Dymaxion Sleep is a structure of nets suspended over a field of aromatic plants. Rather than walking through the garden, visitors lie on top of it, translating the typically solitary experience of a garden into a public event. The structure that holds the nets is an unfolded icosahedron, formed of twenty steel triangles. Each triangle is large enough to support a single outstretched body, an intertwined pair, or a pileup of people. The structure is anchored to a timber footing which traces the diagram of the icosahedron on the soil. Mints, lemon geranium, lavender and fennel are planted below, mimicking the structure’s topography and defining scented territories in which to relax.

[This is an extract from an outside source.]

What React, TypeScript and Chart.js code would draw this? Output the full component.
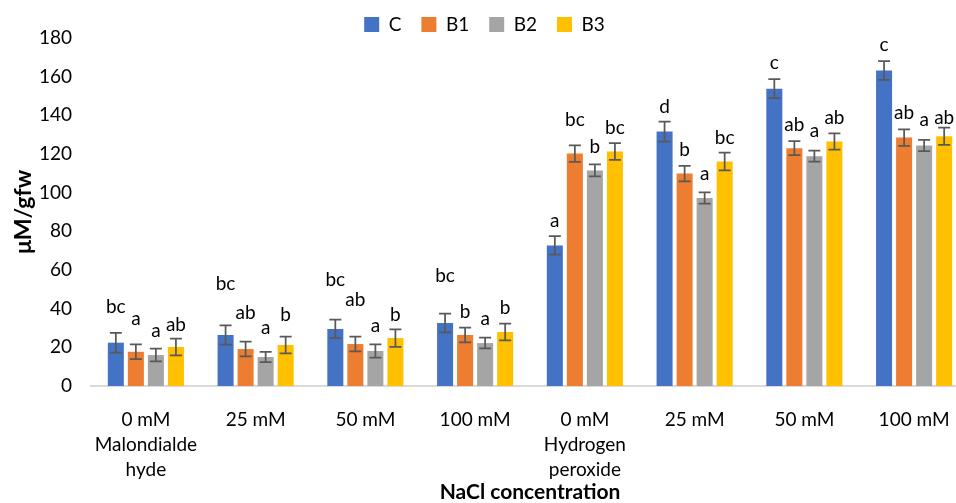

The form of each layer of this double surface, planting and nets, is based on Buckminster Fuller’s Dymaxion World Map. If Fuller’s Map reconfigured standard political representations of the world by refusing to define a fixed orientation, Dymaxion Sleep sets up a surface on which to lounge in undefined ways. Dymaxion Sleep takes its name from the title of a 1943 Time magazine article which describes Fuller’s regimen of polyphasic sleep – thirty minutes asleep, followed by six waking hours – a reconfiguration he used to dynamically maximize his body’s productivity. Our Dymaxion Sleep subverts Fuller’s focus on efficiency and work and instead maximizes the garden as a space for pleasure and dreams.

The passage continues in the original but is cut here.